EricR86 commented 8 years ago

Original comment by Rachel Chan (Bitbucket: rcwchan).


EricR86 commented 8 years ago

Original comment by Rachel Chan (Bitbucket: rcwchan).


EricR86 commented 8 years ago

Original comment by Rachel Chan (Bitbucket: rcwchan).


EricR86 commented 8 years ago

Original comment by Rachel Chan (Bitbucket: rcwchan).


EricR86 commented 8 years ago

Original comment by Eric Roberts (Bitbucket: ericr86, GitHub: ericr86).


My current theory about this error is from run_train_multithread:

#!python

        with Session() as session:
            try:
                for instance_index, instance_features in enumerator:
            ...
                    thread = TrainThread(self, session, instance_index,
                                         num_seg)
                    thread.start()
                    threads.append(thread)
            ...

            except KeyboardInterrupt:
                ... 
                for thread in threads:
                    thread.join()

                raise

It would seem that due to an error in one of the instances/threads where it couldn't find a file an exception was not caught.

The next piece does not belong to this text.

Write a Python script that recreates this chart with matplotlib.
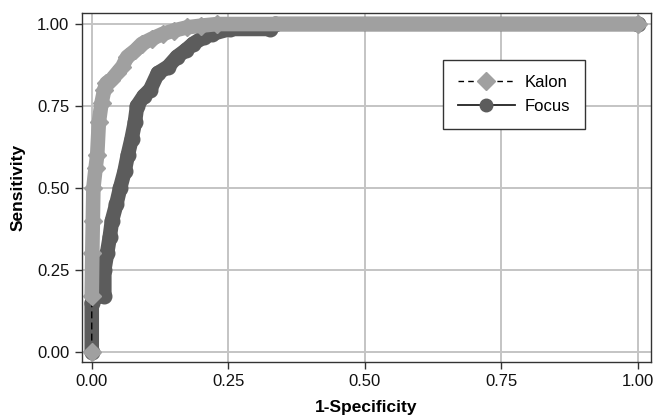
import matplotlib
matplotlib.use("Agg")
import matplotlib.pyplot as plt
from matplotlib.lines import Line2D

plt.rcParams['font.family'] = ['Liberation Sans', 'DejaVu Sans']

# Kalon ROC (1-specificity, sensitivity)
kalon_fpr = [0.000, 0.000, 0.001, 0.002, 0.003, 0.007, 0.010, 0.013, 0.018, 0.023,
             0.027, 0.036, 0.046, 0.056, 0.065, 0.080, 0.092, 0.110, 0.130, 0.150,
             0.175, 0.200, 0.230, 1.000]
kalon_tpr = [0.000, 0.170, 0.300, 0.400, 0.500, 0.560, 0.600, 0.700, 0.760, 0.800,
             0.820, 0.830, 0.850, 0.870, 0.900, 0.920, 0.940, 0.955, 0.970, 0.980,
             0.990, 0.995, 1.000, 1.000]

# Focus ROC
focus_fpr = [0.000, 0.000, 0.010, 0.023, 0.023, 0.028, 0.033, 0.037, 0.045, 0.052,
             0.060, 0.066, 0.073, 0.079, 0.083, 0.095, 0.107, 0.121, 0.140, 0.156,
             0.172, 0.186, 0.205, 0.220, 0.253, 0.327, 0.335, 1.000]
focus_tpr = [0.000, 0.150, 0.170, 0.170, 0.250, 0.300, 0.350, 0.400, 0.450, 0.500,
             0.550, 0.600, 0.650, 0.700, 0.750, 0.780, 0.800, 0.850, 0.870, 0.900,
             0.920, 0.940, 0.960, 0.970, 0.985, 0.985, 1.000, 1.000]

ticks = [0.00, 0.25, 0.50, 0.75, 1.00]
tick_labels = ["0.00", "0.25", "0.50", "0.75", "1.00"]

kalon_color = "#a0a0a0"
focus_color = "#5c5c5c"

fig = plt.figure(figsize=(6.54, 4.19), dpi=100)
ax = fig.add_axes([0.125, 0.1368, 0.8704, 0.8314])

ax.set_xlim(-0.0183, 1.024)
ax.set_ylim(-0.0305, 1.0327)

ax.set_xticks(ticks)
ax.set_yticks(ticks)
ax.set_xticklabels(tick_labels)
ax.set_yticklabels(tick_labels)
ax.grid(True, color="#c4c4c4", linewidth=1.4)
ax.set_axisbelow(True)
ax.tick_params(axis="both", length=5, width=1, color="#333333",
               labelsize=12, labelcolor="#111111", pad=4)
for s in ax.spines.values():
    s.set_color("#333333")
    s.set_linewidth(1.0)

# Focus band (overlapping markers)
ax.plot(focus_fpr, focus_tpr, color=focus_color, lw=10.5, solid_capstyle="round",
        solid_joinstyle="round", zorder=2)
ax.plot(focus_fpr, focus_tpr, linestyle="none", marker="o", ms=10.5,
        color=focus_color, zorder=2)

# Kalon connecting dashed line
ax.plot(kalon_fpr, kalon_tpr, color="black", lw=1, linestyle=(0, (5, 3)), zorder=3)

# Kalon band (overlapping markers) - from second point onward, first marker alone
ax.plot(kalon_fpr[1:], kalon_tpr[1:], color=kalon_color, lw=10.5, solid_capstyle="round",
        solid_joinstyle="round", zorder=4)
ax.plot(kalon_fpr, kalon_tpr, linestyle="none", marker="D", ms=9.5,
        color=kalon_color, zorder=4)

ax.set_xlabel("1-Specificity", fontsize=12.5, fontweight="bold", labelpad=8)
ax.set_ylabel("Sensitivity", fontsize=12.5, fontweight="bold", labelpad=8)

handles = [
    Line2D([0], [0], color="black", lw=1, linestyle=(0, (4, 3)), marker="D",
           ms=9, markerfacecolor=kalon_color, markeredgecolor=kalon_color),
    Line2D([0], [0], color="#222222", lw=1.3, linestyle="-", marker="o",
           ms=9, markerfacecolor=focus_color, markeredgecolor=focus_color),
]
leg = ax.legend(handles, ["Kalon", "Focus"], loc="upper left",
                bbox_to_anchor=(0.6347, 0.866), fontsize=12, frameon=True,
                fancybox=False, edgecolor="#333333", framealpha=1,
                handlelength=3.4, borderpad=0.9, labelspacing=0.55,
                handletextpad=0.6, borderaxespad=0)
leg.get_frame().set_linewidth(1.0)

fig.savefig("out.png", dpi=100)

This would exit the context manager and essentially nullify the shared session object and not perform the graceful joining of the remaining threads.

Is there a reason why each thread doesn't contain it's own session object? Unsafe perhaps?

It looks like the error is caused by a failed recover when trying to open a file that doesn't exist.